GIVEN INSTRUCTION: Write the lines out exactly as they stand, from the one containing "Output the LaTeX" through the one containing "minimum width=137pt] (enf)", and only those. Omit pictures.

STORED RECORDS:
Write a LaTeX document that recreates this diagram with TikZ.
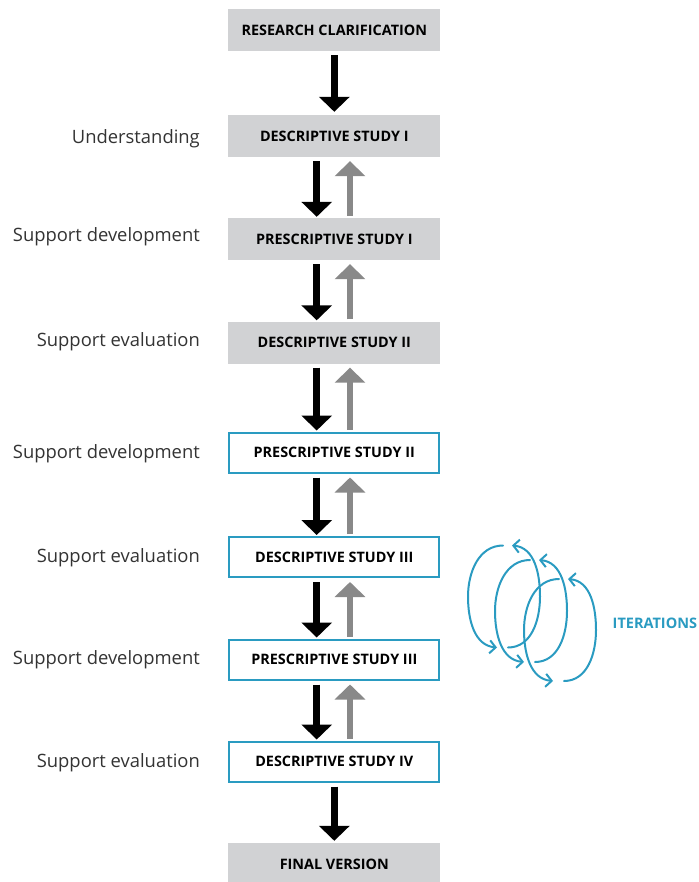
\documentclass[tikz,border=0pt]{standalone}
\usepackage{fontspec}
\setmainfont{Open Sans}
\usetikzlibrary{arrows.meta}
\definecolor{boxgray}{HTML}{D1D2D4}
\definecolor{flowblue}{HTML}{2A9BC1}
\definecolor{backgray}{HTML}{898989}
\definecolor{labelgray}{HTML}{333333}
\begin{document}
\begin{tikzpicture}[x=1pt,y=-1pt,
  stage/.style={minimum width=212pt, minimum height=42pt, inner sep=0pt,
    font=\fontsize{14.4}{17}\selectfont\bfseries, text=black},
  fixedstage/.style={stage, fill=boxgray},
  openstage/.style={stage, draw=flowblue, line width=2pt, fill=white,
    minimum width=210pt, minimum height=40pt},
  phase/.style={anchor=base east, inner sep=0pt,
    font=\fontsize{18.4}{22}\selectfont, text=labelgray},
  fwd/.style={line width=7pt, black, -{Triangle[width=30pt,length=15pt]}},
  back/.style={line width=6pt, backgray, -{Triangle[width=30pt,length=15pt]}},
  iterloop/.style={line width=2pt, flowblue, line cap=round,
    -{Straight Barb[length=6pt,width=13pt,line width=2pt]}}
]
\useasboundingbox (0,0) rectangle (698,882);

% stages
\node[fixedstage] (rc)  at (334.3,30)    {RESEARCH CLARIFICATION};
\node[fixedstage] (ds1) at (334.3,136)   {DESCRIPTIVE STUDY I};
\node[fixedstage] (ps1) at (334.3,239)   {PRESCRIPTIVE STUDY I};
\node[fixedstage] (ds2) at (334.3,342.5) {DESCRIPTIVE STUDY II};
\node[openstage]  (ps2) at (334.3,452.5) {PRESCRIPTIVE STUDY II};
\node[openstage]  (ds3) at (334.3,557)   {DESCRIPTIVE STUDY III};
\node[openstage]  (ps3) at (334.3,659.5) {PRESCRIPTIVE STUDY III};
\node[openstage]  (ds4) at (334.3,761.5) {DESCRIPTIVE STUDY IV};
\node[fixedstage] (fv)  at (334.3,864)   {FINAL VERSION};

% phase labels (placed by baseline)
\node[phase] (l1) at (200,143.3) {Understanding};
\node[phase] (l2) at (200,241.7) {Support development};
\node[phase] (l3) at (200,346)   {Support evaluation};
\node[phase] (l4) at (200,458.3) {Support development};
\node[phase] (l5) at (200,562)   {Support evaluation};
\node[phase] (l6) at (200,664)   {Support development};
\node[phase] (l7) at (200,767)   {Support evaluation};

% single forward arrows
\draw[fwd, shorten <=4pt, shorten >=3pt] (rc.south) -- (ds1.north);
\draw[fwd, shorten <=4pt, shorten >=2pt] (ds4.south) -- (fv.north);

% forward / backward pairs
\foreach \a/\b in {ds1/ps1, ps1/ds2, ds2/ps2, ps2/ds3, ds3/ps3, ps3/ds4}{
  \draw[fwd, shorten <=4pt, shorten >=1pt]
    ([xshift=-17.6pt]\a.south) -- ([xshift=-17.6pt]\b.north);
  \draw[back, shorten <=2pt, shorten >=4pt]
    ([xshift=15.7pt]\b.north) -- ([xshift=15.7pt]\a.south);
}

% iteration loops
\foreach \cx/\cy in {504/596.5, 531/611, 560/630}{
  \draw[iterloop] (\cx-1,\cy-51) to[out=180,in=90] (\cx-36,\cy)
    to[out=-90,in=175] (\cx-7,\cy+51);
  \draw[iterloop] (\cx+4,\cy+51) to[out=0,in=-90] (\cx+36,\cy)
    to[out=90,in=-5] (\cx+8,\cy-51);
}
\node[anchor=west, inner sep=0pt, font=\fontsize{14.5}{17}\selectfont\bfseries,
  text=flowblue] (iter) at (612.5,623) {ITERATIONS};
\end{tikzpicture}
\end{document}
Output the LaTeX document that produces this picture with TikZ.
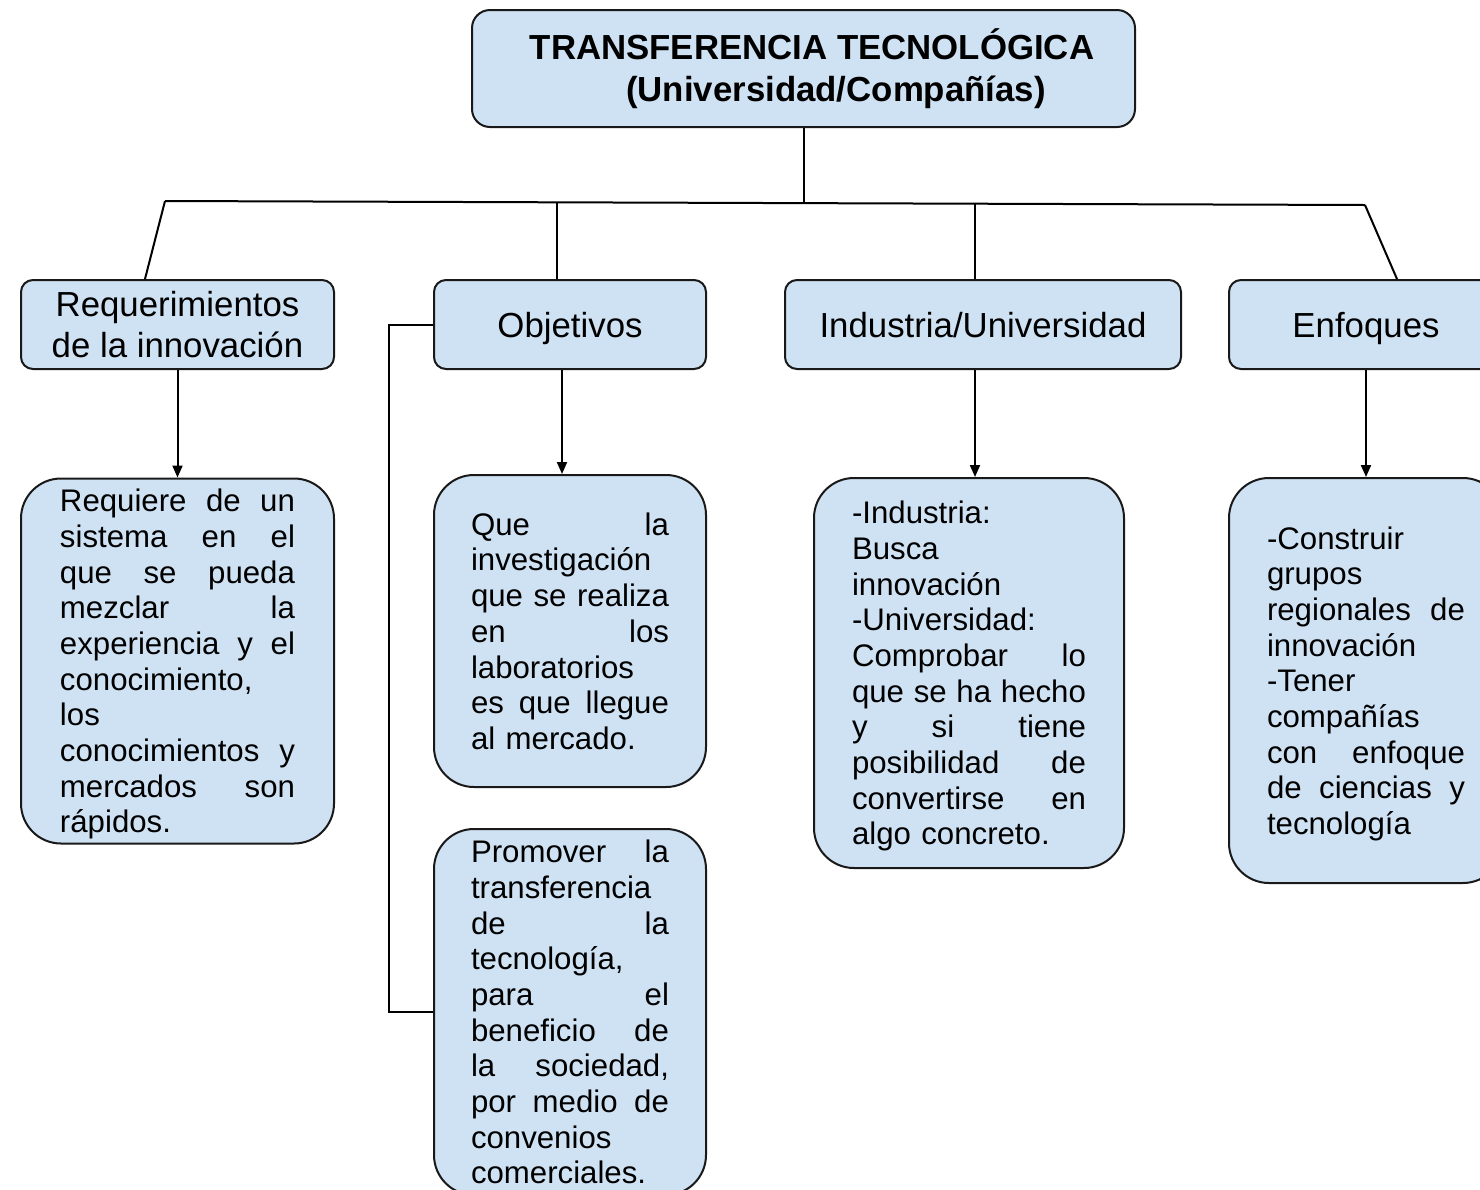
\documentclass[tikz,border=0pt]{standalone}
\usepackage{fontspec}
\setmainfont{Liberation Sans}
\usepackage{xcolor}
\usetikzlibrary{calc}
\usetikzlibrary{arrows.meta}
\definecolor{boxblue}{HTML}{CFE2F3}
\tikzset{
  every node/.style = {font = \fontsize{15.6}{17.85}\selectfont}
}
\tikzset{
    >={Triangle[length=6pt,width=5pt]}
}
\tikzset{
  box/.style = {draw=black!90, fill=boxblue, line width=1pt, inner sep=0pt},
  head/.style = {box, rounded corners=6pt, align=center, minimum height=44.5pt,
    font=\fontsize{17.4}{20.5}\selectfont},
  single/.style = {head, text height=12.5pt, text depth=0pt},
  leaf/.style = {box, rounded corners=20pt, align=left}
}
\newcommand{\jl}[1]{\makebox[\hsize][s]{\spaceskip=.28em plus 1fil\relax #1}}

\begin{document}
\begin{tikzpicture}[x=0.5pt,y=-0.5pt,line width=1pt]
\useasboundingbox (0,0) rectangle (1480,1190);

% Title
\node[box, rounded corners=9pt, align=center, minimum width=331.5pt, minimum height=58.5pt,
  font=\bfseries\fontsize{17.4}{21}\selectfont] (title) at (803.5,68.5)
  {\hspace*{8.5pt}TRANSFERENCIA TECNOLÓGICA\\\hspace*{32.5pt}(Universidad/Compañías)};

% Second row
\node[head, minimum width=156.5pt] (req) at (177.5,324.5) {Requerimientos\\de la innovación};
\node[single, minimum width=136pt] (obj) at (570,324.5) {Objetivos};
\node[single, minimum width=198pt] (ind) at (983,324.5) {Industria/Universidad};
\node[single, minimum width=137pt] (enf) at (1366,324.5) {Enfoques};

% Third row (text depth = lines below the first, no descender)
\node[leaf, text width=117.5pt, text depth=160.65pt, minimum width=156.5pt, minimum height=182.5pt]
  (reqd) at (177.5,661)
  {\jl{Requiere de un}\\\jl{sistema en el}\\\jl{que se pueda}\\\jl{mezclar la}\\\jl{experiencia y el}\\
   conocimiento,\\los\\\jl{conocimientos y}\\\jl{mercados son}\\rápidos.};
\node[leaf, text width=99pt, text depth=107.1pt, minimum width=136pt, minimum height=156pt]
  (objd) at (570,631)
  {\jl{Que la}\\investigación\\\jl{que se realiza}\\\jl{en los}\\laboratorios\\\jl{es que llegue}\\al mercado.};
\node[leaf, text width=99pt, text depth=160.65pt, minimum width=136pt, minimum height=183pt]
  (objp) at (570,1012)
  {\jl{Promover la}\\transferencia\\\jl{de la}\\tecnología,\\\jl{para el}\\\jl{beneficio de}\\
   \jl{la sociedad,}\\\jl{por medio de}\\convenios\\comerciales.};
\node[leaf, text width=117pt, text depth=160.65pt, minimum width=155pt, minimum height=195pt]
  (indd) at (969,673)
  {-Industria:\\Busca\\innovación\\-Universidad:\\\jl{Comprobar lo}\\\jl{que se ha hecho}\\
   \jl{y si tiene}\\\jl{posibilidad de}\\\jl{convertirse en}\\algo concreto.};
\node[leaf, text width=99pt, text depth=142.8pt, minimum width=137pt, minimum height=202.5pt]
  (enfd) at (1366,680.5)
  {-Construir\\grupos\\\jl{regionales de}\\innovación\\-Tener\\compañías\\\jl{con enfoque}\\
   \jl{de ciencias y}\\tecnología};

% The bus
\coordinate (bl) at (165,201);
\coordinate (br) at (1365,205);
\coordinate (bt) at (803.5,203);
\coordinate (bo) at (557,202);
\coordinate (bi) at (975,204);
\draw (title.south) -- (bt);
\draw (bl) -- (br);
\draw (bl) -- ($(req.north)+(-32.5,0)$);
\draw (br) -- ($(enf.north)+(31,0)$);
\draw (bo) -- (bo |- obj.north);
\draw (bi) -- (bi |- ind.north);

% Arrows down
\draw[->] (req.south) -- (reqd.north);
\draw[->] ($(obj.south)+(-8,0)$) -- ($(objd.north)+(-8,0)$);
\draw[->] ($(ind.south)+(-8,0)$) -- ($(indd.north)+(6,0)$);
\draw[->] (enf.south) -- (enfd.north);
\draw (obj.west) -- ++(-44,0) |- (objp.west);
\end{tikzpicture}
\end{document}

TASK SOLUTION:
Output the LaTeX document that produces this picture with TikZ.
\documentclass[tikz,border=0pt]{standalone}
\usepackage{fontspec}
\setmainfont{Liberation Sans}
\usepackage{xcolor}
\usetikzlibrary{calc}
\usetikzlibrary{arrows.meta}
\definecolor{boxblue}{HTML}{CFE2F3}
\tikzset{
  every node/.style = {font = \fontsize{15.6}{17.85}\selectfont}
}
\tikzset{
    >={Triangle[length=6pt,width=5pt]}
}
\tikzset{
  box/.style = {draw=black!90, fill=boxblue, line width=1pt, inner sep=0pt},
  head/.style = {box, rounded corners=6pt, align=center, minimum height=44.5pt,
    font=\fontsize{17.4}{20.5}\selectfont},
  single/.style = {head, text height=12.5pt, text depth=0pt},
  leaf/.style = {box, rounded corners=20pt, align=left}
}
\newcommand{\jl}[1]{\makebox[\hsize][s]{\spaceskip=.28em plus 1fil\relax #1}}

\begin{document}
\begin{tikzpicture}[x=0.5pt,y=-0.5pt,line width=1pt]
\useasboundingbox (0,0) rectangle (1480,1190);

% Title
\node[box, rounded corners=9pt, align=center, minimum width=331.5pt, minimum height=58.5pt,
  font=\bfseries\fontsize{17.4}{21}\selectfont] (title) at (803.5,68.5)
  {\hspace*{8.5pt}TRANSFERENCIA TECNOLÓGICA\\\hspace*{32.5pt}(Universidad/Compañías)};

% Second row
\node[head, minimum width=156.5pt] (req) at (177.5,324.5) {Requerimientos\\de la innovación};
\node[single, minimum width=136pt] (obj) at (570,324.5) {Objetivos};
\node[single, minimum width=198pt] (ind) at (983,324.5) {Industria/Universidad};
\node[single, minimum width=137pt] (enf) at (1366,324.5) {Enfoques};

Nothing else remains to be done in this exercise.